Sidelined bidder raises 'concerns' about U.S. Steel Canada sale process

A company that has been sidelined in the competition to buy U.S. Steel Canada expressed “concerns” over the sales process for that company and another Ontario steel company.

Essar Global describes itself as a 'strategic' would-be buyer for the former Stelco and Algoma mills

Flags fly outside the U.S. Steel Canada plant in Hamilton. (John Rieti/CBC)

A company that has been sidelined in the competition to buy U.S. Steel Canada expressed "concerns" over the sales process for that company and another Ontario steel company.

Unionized workers have called for the Ontario government to intervene in the sale process to give that company, Essar Global, another chance.

But Bloomberg reported Tuesday that the Ontario government is the reason the company was knocked out, both in Sault Ste. Marie with Algoma Steel and in the case of U.S. Steel Canada, formerly Stelco.

Negotiations private

All of the negotiations in these sale processes for companies in bankruptcy protection are supposed to be private. But the names of the bidders in both processes have been widely reported, and details about negotiations have been slipping out.

Essar has released a public statement expressing concerns "with the Algoma process and its potential influence on the Stelco process to date."

Kelsey Ingram, a spokesperson for the Ontario Ministry of Finance, did not address a question about the province's rejection of any particular bidder. She said the provincial government is involved in the process in order to "support the best possible outcome for pension members and other stakeholders." 

The province has had "multiple meetings" as part of the sale process, she said. But she declined to share any specifics.

"This process also includes certain confidentiality requirements and we must respect those requirements," Ingram said. "Therefore, we will not make any further comment on the ongoing deliberations concerning U.S. Steel Canada."

Union's favoured bidder

Essar is the preferred bidder from the union's perspective.

"Essar Global has indicated it is more committed than other bidders to protect jobs, pensions and retiree benefits," said Ontario director for United Steelworkers, Marty Warren.

Even though it's been said to be out of the running, the Essar bid could still be considered if the company decides to take it straight to court.

"Our hope is that going forward these concerns will be addressed so that all alternative bidders are properly considered and all stakeholder interests and concerns are fully addressed especially the workers, pensioners and the communities involved," the statement from Essar continued.

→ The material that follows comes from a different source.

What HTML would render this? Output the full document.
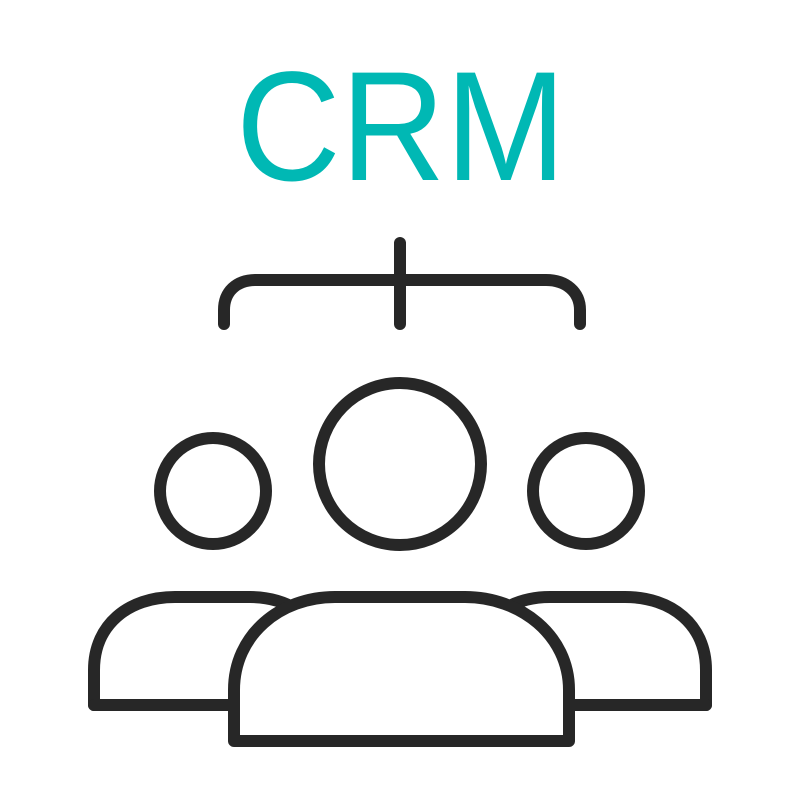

Essar Algoma filed for creditor protection in November 2015. (Nowosielski/Wikipedia)

There are many factors for interested bidders to balance when they're considering buying legacy steel companies like the former Stelco in Hamilton and Nanticoke, and like Algoma in Sault Ste. Marie.

They must work out arrangements for worker and pension liabilities. They must navigate both ongoing environmental concerns as well as the liabilities that stretch back decades for lands that will need remediation some day. For all of it, they need court approval, approval from company shareholders, and approval from the province.

"Essar Global remains committed to steelmaking in Ontario," the company's statement continued.

It pitched itself as a "strategic" buyer for the two struggling steel companies. "This will ensure steelmaking and jobs are maintained in Ontario for years to come," Essar said.